Repeat what the lines below say, word for word, and skip every image.
-- START SOURCE EXCERPT --
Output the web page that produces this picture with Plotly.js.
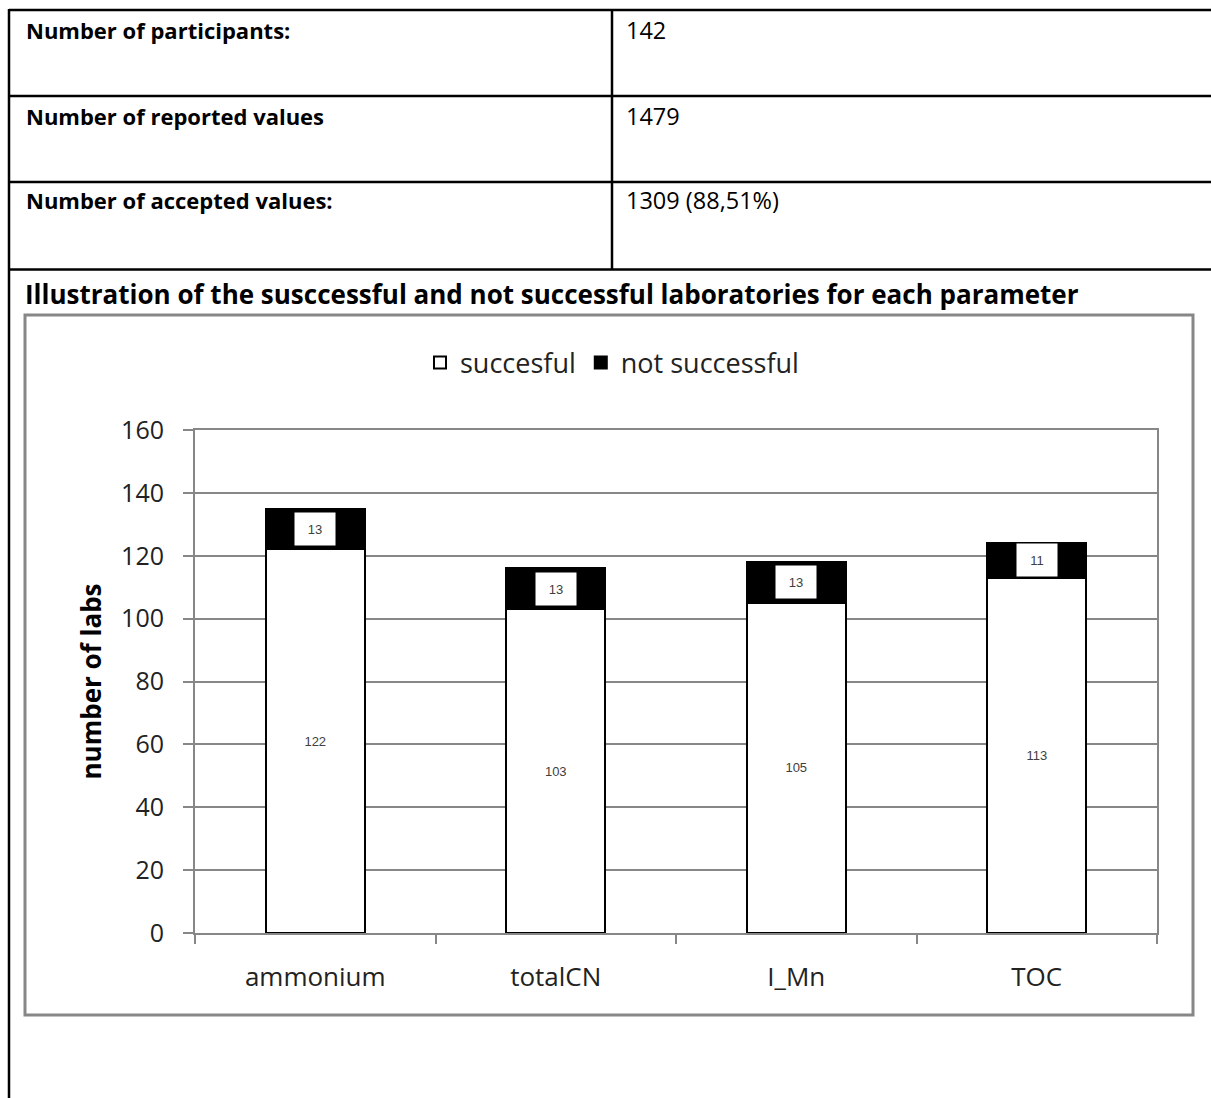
<!DOCTYPE html>
<html>
<head>
<meta charset="utf-8">
<script src="https://cdn.plot.ly/plotly-3.0.1.min.js"></script>
<style>
  html, body { margin: 0; padding: 0; background: #ffffff; }
  #chart { width: 1211px; height: 1098px; }
</style>
</head>
<body>
<div id="chart"></div>
<script>
// ---- data ----
const categories = ['ammonium', 'totalCN', 'I_Mn', 'TOC'];
const successful = [122, 103, 105, 113];
const notSuccessful = [13, 13, 13, 11];
const legendNames = ['succesful', 'not successful'];
const yTickValues = [0, 20, 40, 60, 80, 100, 120, 140, 160];
const yTitle = 'number of labs';
const tableLabels = ['Number of participants:', 'Number of reported values', 'Number of accepted values:'];
const tableValues = ['142', '1479', '1309 (88,51%)'];
const sectionTitle = 'Illustration of the susccessful and not successful laboratories for each parameter';

// ---- layout geometry (pixels) ----
const W = 1211, H = 1098;
const M = { l: 195, r: 54, t: 430, b: 165 };
const PW = W - M.l - M.r, PH = H - M.t - M.b;
const px = x => (x - M.l) / PW;
const py = y => (H - M.b - y) / PH;

const textFont = 'Open Sans, Noto Sans, sans-serif';
const black = '#000000';
const gray = '#878787';

const traces = [
  {
    type: 'bar',
    name: legendNames[0],
    x: categories,
    y: successful,
    text: successful.map(String),
    textposition: 'inside',
    insidetextanchor: 'middle',
    textangle: 0,
    constraintext: 'none',
    textfont: { family: 'Liberation Sans, Arial, sans-serif', size: 13, color: '#404040' },
    marker: { color: '#ffffff', line: { color: black, width: 2 } },
    hoverinfo: 'x+y+name'
  },
  {
    type: 'bar',
    name: legendNames[1],
    x: categories,
    y: notSuccessful,
    marker: { color: black, line: { color: black, width: 2 } },
    hoverinfo: 'x+y+name'
  }
];

const shapes = [];
const annotations = [];

// table lines
const tl = (x0, y0, x1, y1) => shapes.push({
  type: 'line', xref: 'paper', yref: 'paper',
  x0: px(x0), y0: py(y0), x1: px(x1), y1: py(y1),
  line: { color: black, width: 2.5 }, layer: 'above'
});
tl(9, 10, 1215, 10);
tl(9, 96, 1215, 96);
tl(9, 182, 1215, 182);
tl(9, 269.5, 1215, 269.5);
tl(9, 9, 9, 1102);
tl(612, 10, 612, 269.5);

// chart frame
shapes.push({
  type: 'rect', xref: 'paper', yref: 'paper',
  x0: px(25), y0: py(315), x1: px(1193), y1: py(1015),
  line: { color: gray, width: 3 }, fillcolor: 'rgba(0,0,0,0)', layer: 'below'
});

// table texts
const rowY = [29.5, 115.5, 199.5];
tableLabels.forEach((t, i) => {
  annotations.push({
    xref: 'paper', yref: 'paper', x: px(24), y: py(rowY[i]),
    xanchor: 'left', yanchor: 'middle', showarrow: false,
    text: '<b>' + t + '</b>',
    font: { family: textFont, size: 22, color: black }
  });
  annotations.push({
    xref: 'paper', yref: 'paper', x: px(624), y: py(rowY[i]),
    xanchor: 'left', yanchor: 'middle', showarrow: false,
    text: tableValues[i],
    font: { family: textFont, size: 23.5, color: black }
  });
});
annotations.push({
  xref: 'paper', yref: 'paper', x: px(23), y: py(294),
  xanchor: 'left', yanchor: 'middle', showarrow: false,
  text: '<b>' + sectionTitle + '</b>',
  font: { family: textFont, size: 26, color: black }
});

// labels for the not-successful segments (white boxes)
categories.forEach((c, i) => {
  annotations.push({
    xref: 'x', yref: 'y', x: c, y: successful[i] + notSuccessful[i] / 2,
    text: String(notSuccessful[i]), showarrow: false,
    bgcolor: '#ffffff', borderpad: 0, width: 40, height: 32,
    font: { family: 'Liberation Sans, Arial, sans-serif', size: 13, color: '#404040' }
  });
});

const layout = {
  width: W, height: H,
  margin: M,
  paper_bgcolor: '#ffffff',
  plot_bgcolor: '#ffffff',
  barmode: 'stack',
  bargap: 0.59,
  showlegend: true,
  legend: {
    orientation: 'h', x: px(612), xanchor: 'center', y: py(363), yanchor: 'middle',
    font: { family: textFont, size: 27, color: '#222222' },
    traceorder: 'normal', bgcolor: 'rgba(0,0,0,0)'
  },
  xaxis: {
    type: 'category',
    showline: true, linecolor: gray, linewidth: 2, mirror: true,
    ticks: 'outside', tickson: 'boundaries', ticklen: 9, tickcolor: gray, tickwidth: 2,
    ticklabelstandoff: 20,
    tickfont: { family: textFont, size: 26, color: '#222222' },
    showgrid: false, fixedrange: true
  },
  yaxis: {
    range: [0, 160], tickvals: yTickValues,
    showline: true, linecolor: gray, linewidth: 2, mirror: true,
    showgrid: true, gridcolor: gray, gridwidth: 2, zeroline: false,
    ticks: 'outside', ticklen: 10, tickcolor: gray, tickwidth: 2,
    ticklabelstandoff: 14,
    tickfont: { family: textFont, size: 25, color: '#222222' },
    title: { text: '<b>' + yTitle + '</b>', standoff: 12, font: { family: textFont, size: 26, color: black } },
    automargin: false, fixedrange: true
  },
  shapes: shapes,
  annotations: annotations
};

Plotly.newPlot('chart', traces, layout, { displayModeBar: false, staticPlot: true });
</script>
</body>
</html>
-- END SOURCE EXCERPT --
RESPONSE TO THIS TASK:
Output the web page that produces this picture with Plotly.js.
<!DOCTYPE html>
<html>
<head>
<meta charset="utf-8">
<script src="https://cdn.plot.ly/plotly-3.0.1.min.js"></script>
<style>
  html, body { margin: 0; padding: 0; background: #ffffff; }
  #chart { width: 1211px; height: 1098px; }
</style>
</head>
<body>
<div id="chart"></div>
<script>
// ---- data ----
const categories = ['ammonium', 'totalCN', 'I_Mn', 'TOC'];
const successful = [122, 103, 105, 113];
const notSuccessful = [13, 13, 13, 11];
const legendNames = ['succesful', 'not successful'];
const yTickValues = [0, 20, 40, 60, 80, 100, 120, 140, 160];
const yTitle = 'number of labs';
const tableLabels = ['Number of participants:', 'Number of reported values', 'Number of accepted values:'];
const tableValues = ['142', '1479', '1309 (88,51%)'];
const sectionTitle = 'Illustration of the susccessful and not successful laboratories for each parameter';

// ---- layout geometry (pixels) ----
const W = 1211, H = 1098;
const M = { l: 195, r: 54, t: 430, b: 165 };
const PW = W - M.l - M.r, PH = H - M.t - M.b;
const px = x => (x - M.l) / PW;
const py = y => (H - M.b - y) / PH;

const textFont = 'Open Sans, Noto Sans, sans-serif';
const black = '#000000';
const gray = '#878787';

const traces = [
  {
    type: 'bar',
    name: legendNames[0],
    x: categories,
    y: successful,
    text: successful.map(String),
    textposition: 'inside',
    insidetextanchor: 'middle',
    textangle: 0,
    constraintext: 'none',
    textfont: { family: 'Liberation Sans, Arial, sans-serif', size: 13, color: '#404040' },
    marker: { color: '#ffffff', line: { color: black, width: 2 } },
    hoverinfo: 'x+y+name'
  },
  {
    type: 'bar',
    name: legendNames[1],
    x: categories,
    y: notSuccessful,
    marker: { color: black, line: { color: black, width: 2 } },
    hoverinfo: 'x+y+name'
  }
];

const shapes = [];
const annotations = [];

// table lines
const tl = (x0, y0, x1, y1) => shapes.push({
  type: 'line', xref: 'paper', yref: 'paper',
  x0: px(x0), y0: py(y0), x1: px(x1), y1: py(y1),
  line: { color: black, width: 2.5 }, layer: 'above'
});
tl(9, 10, 1215, 10);
tl(9, 96, 1215, 96);
tl(9, 182, 1215, 182);
tl(9, 269.5, 1215, 269.5);
tl(9, 9, 9, 1102);
tl(612, 10, 612, 269.5);

// chart frame
shapes.push({
  type: 'rect', xref: 'paper', yref: 'paper',
  x0: px(25), y0: py(315), x1: px(1193), y1: py(1015),
  line: { color: gray, width: 3 }, fillcolor: 'rgba(0,0,0,0)', layer: 'below'
});

// table texts
const rowY = [29.5, 115.5, 199.5];
tableLabels.forEach((t, i) => {
  annotations.push({
    xref: 'paper', yref: 'paper', x: px(24), y: py(rowY[i]),
    xanchor: 'left', yanchor: 'middle', showarrow: false,
    text: '<b>' + t + '</b>',
    font: { family: textFont, size: 22, color: black }
  });
  annotations.push({
    xref: 'paper', yref: 'paper', x: px(624), y: py(rowY[i]),
    xanchor: 'left', yanchor: 'middle', showarrow: false,
    text: tableValues[i],
    font: { family: textFont, size: 23.5, color: black }
  });
});
annotations.push({
  xref: 'paper', yref: 'paper', x: px(23), y: py(294),
  xanchor: 'left', yanchor: 'middle', showarrow: false,
  text: '<b>' + sectionTitle + '</b>',
  font: { family: textFont, size: 26, color: black }
});

// labels for the not-successful segments (white boxes)
categories.forEach((c, i) => {
  annotations.push({
    xref: 'x', yref: 'y', x: c, y: successful[i] + notSuccessful[i] / 2,
    text: String(notSuccessful[i]), showarrow: false,
    bgcolor: '#ffffff', borderpad: 0, width: 40, height: 32,
    font: { family: 'Liberation Sans, Arial, sans-serif', size: 13, color: '#404040' }
  });
});

const layout = {
  width: W, height: H,
  margin: M,
  paper_bgcolor: '#ffffff',
  plot_bgcolor: '#ffffff',
  barmode: 'stack',
  bargap: 0.59,
  showlegend: true,
  legend: {
    orientation: 'h', x: px(612), xanchor: 'center', y: py(363), yanchor: 'middle',
    font: { family: textFont, size: 27, color: '#222222' },
    traceorder: 'normal', bgcolor: 'rgba(0,0,0,0)'
  },
  xaxis: {
    type: 'category',
    showline: true, linecolor: gray, linewidth: 2, mirror: true,
    ticks: 'outside', tickson: 'boundaries', ticklen: 9, tickcolor: gray, tickwidth: 2,
    ticklabelstandoff: 20,
    tickfont: { family: textFont, size: 26, color: '#222222' },
    showgrid: false, fixedrange: true
  },
  yaxis: {
    range: [0, 160], tickvals: yTickValues,
    showline: true, linecolor: gray, linewidth: 2, mirror: true,
    showgrid: true, gridcolor: gray, gridwidth: 2, zeroline: false,
    ticks: 'outside', ticklen: 10, tickcolor: gray, tickwidth: 2,
    ticklabelstandoff: 14,
    tickfont: { family: textFont, size: 25, color: '#222222' },
    title: { text: '<b>' + yTitle + '</b>', standoff: 12, font: { family: textFont, size: 26, color: black } },
    automargin: false, fixedrange: true
  },
  shapes: shapes,
  annotations: annotations
};

Plotly.newPlot('chart', traces, layout, { displayModeBar: false, staticPlot: true });
</script>
</body>
</html>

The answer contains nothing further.